Monday, November 28, 2011

The Oppenheimer Report - 11/28/11


I watched the Macys Day Parade on TV for the first time in a long time. Behind the annual and world famous Buffalo Turkey Trot, that parade ranks highly on my list of Thanksgiving traditions. In the past ten years, we usually missed it because we’d arrived in Buffalo at 3AM Thanksgiving morning and were still asleep, or because we were scrambling to get out of Toronto in gridlock traffic. The one good thing about no more Thanksgivings at my parents’ house is that we also missed the frenetic scramble to travel on a major holiday. When I turned on the TV Thanksgiving morning, cup ‘o joe in my hand, the first thing I saw was a giant Sponge Bob Squarepants floating by Macy’s department store. Now that’s entertainment! Did you know Sponge Bob has a Facebook page and 28 Million followers? I have about 120 Facebook “friends,” about 114 more than I have in the real world. Here’s a Helium filled balloon fun fact: one half mile of fabric was used to make the Kung Fu Panda balloon. Snoopy as the WWI Ace is still my favorite balloon. I love that parade. How often do you see giant floating cartoon characters parading through Times Square?

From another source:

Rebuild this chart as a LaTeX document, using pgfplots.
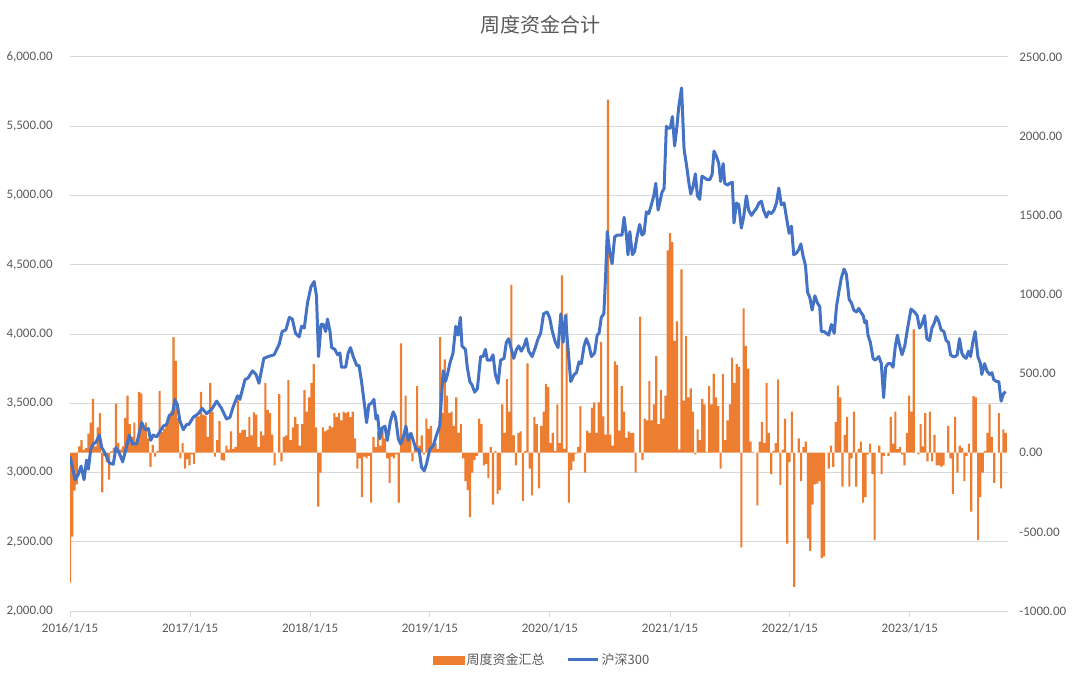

Since police have forced the evacuation of the various makeshift Occupy Wall Street Hoovervilles throughout North America, I have decided to pick up the torch and form an Occupy Katrine protest. Granted, our little town of Katrine ranks low on the corporate greed scale, but I feel honor bound to make my symbolic gesture in support of the plight of the countless victims of Big Money. I’m having a little trouble because, other than one church and the marina, there isn’t really a business district here. We own a piece of land near the marina; maybe I’ll occupy that. Honey, where’d you store my 40 Below sleeping bag? One of my friends made me laugh the other day when he referred to this ubiquitous protest as “Occupy Everywhere and Bitch About Everything While Tweeting on the $400 Drone That Mom Gave Me” movement. A bit cynical perhaps, but  containing a kernel of truth as well.

At present, we’re involved in two small building projects which, if all goes as planned, should be completed before the big snow flies. As of Friday, we have an almost-completed garden shed in which to put all the essential landscaping tools which have for the past three or four years accumulated on our front porch. The next project is the demolition and reconstruction of our pump house, which at present, looks somewhat like a wood-framed parallelogram. That project begins this week, and I am looking forward to getting out my holiday aggressions with a crow bar and a sledge hammer. Ho friggin’ ho.

Last week, for no particular reason, I found myself craving some retro TV, and I PVR’d (new verb) two old shows I remember from my early youth. The first show I recorded was The Rifleman starring Chuck Connors. Some of you are old enough to remember him playing the tough-but-fair-single-father vigilante Lucas McCain, whose wife probably died in a gun-related accident and whose family later went on to found a French fried potato empire in Canada. We used to call him “Mucous” McCain, and my favorite part of the show is, hands down, the opening credits. You know from the get go that Mucous is one “bad ass mo-fo” simply by the way he glares at the camera as he indiscriminately fires off his rifle walking down the main street of town. I can sum up the plot of every episode of The Rifleman this way: Bad guys ride into town, Lucas struggles with the dichotomy of his good and evil selves, but ultimately ends up vastly outnumbered in a gunfight wherein he shoots all the villains to death (and probably a few stray town folk) with his wild west version of an automatic weapon. The whole show is a send up to Mucous pureeing a bunch of bad guys with his lightning fast, repeat action Winchester rifle. The filler in the middle is ludicrous. The second show I recorded was the uber-wholesome Father Knows Best starring Robert Young (Marcus Welby) and Jane Wyatt, who later went on to play Mr. Spock‘s mother. It’s interesting to me how deeply television was in the morality business back in the 60s. Kind of a departure from today’s prime time TV shows like Jersey Shore, where skanks and hos rule. I find it interesting that there are now two contemporary retro shows on TV, Mad Men and Pan Am which attempt to paint a more realistic picture of life back in the 60s. Now that “Black Friday” has come and gone, the starting pistol for the holiday retail madness, I eschew the holiday craziness, instead immersing myself in the narcosis of must-see Christmas TV. Two vastly different holiday scenes stick in my mind: Jimmy Stewart coming to the epiphany that his really IS a wonderful life as he stands on the bridge overlooking snowy Bedford Falls, and Dan Akroyd in Trading Places, disheveled and drunk on a bus, wearing a ratty Santa suit, ravenously tearing the flesh off a whole salmon with his teeth.

I’m bracing myself emotionally for the season of artificially induced good cheer. Remember when parents got into fist fights to grab the last Tickle-Me Elmo doll on the shelves? Ah, those were the days! I can’t wait to learn what holiday atrocity will present itself this year. I hope nobody beats up Santa again.